Given information:
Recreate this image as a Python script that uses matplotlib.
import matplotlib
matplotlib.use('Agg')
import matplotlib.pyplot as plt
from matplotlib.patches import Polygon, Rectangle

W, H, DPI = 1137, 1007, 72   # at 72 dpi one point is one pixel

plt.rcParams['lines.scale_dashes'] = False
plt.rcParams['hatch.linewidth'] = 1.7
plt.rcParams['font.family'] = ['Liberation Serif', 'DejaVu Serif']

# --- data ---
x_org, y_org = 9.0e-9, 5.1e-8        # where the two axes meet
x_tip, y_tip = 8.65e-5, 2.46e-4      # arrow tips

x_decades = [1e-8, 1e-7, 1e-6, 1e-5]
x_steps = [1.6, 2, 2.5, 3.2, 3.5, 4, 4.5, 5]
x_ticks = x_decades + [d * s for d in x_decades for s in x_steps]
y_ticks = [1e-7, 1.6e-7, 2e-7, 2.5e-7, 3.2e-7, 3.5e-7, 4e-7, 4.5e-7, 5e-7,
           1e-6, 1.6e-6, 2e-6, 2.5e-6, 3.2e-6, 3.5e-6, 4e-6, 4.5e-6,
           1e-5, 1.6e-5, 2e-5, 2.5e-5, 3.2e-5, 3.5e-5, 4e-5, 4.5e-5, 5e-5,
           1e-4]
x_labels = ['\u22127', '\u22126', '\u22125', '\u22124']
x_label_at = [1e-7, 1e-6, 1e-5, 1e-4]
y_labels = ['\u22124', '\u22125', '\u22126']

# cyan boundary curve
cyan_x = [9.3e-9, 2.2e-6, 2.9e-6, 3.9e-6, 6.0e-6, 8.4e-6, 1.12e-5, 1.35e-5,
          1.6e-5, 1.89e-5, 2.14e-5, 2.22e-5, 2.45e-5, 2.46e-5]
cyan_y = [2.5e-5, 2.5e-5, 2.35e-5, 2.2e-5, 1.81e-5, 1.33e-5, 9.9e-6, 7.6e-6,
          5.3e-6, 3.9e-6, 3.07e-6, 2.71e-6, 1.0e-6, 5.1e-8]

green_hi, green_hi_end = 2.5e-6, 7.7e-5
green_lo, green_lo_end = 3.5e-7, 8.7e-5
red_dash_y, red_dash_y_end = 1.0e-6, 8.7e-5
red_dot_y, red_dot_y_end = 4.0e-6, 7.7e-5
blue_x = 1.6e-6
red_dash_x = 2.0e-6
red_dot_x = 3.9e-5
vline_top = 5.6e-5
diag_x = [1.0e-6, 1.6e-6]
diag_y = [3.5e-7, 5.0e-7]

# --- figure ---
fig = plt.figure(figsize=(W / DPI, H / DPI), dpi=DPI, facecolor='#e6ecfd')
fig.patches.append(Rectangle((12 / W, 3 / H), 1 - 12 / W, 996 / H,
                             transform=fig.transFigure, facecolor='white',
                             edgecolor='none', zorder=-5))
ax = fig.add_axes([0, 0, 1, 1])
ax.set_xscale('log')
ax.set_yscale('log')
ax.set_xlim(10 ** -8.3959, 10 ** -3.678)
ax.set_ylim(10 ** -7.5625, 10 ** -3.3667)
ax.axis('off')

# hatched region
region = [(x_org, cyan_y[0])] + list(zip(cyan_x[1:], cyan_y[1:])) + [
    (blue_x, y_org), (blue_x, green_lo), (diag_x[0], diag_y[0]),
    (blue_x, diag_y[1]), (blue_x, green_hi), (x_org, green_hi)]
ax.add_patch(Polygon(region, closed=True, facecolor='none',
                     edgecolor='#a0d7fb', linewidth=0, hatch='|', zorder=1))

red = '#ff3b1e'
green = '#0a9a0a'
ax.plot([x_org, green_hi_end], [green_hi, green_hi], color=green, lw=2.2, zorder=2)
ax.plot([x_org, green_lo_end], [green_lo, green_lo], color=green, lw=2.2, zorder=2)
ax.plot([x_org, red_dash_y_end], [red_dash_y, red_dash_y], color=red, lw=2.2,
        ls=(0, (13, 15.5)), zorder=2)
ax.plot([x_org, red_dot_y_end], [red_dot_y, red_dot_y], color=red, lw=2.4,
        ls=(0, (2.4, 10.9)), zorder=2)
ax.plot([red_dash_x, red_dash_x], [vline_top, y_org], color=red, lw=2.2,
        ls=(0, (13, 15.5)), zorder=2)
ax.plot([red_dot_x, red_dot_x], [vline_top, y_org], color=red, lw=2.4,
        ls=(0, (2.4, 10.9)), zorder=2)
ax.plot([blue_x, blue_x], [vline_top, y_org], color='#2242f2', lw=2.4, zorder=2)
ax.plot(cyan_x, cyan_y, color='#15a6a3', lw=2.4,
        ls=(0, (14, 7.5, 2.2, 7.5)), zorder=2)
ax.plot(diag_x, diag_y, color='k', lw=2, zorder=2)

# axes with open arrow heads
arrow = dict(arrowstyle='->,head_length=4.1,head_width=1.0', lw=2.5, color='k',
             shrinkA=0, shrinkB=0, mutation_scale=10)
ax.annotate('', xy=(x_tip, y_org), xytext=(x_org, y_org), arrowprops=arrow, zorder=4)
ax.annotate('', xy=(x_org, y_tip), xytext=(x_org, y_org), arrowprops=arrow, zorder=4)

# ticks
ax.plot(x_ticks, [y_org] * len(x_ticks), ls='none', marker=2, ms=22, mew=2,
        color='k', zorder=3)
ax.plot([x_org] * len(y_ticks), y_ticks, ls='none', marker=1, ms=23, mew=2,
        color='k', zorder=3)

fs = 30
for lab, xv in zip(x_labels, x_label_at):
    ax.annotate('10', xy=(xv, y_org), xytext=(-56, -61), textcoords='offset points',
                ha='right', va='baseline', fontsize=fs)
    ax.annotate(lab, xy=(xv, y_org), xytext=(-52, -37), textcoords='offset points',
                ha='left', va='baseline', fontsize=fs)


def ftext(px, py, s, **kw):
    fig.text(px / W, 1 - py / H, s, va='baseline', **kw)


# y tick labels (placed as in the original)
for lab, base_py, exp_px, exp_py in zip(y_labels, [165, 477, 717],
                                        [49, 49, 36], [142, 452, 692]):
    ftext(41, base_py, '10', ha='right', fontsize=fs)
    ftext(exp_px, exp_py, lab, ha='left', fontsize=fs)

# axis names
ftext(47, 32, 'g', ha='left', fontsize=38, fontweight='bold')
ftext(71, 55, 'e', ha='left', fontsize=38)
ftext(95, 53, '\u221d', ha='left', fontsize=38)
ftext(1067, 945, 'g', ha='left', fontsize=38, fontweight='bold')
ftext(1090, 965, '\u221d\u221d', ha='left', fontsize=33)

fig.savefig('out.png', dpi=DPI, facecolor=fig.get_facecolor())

Aim:
Return nothing but the lines from the first line of the listing through the line with "W, H, DPI = 1137, 1007, 72", please, keeping every one of them unchanged.

Exercise solution:
Recreate this image as a Python script that uses matplotlib.
import matplotlib
matplotlib.use('Agg')
import matplotlib.pyplot as plt
from matplotlib.patches import Polygon, Rectangle

W, H, DPI = 1137, 1007, 72   # at 72 dpi one point is one pixel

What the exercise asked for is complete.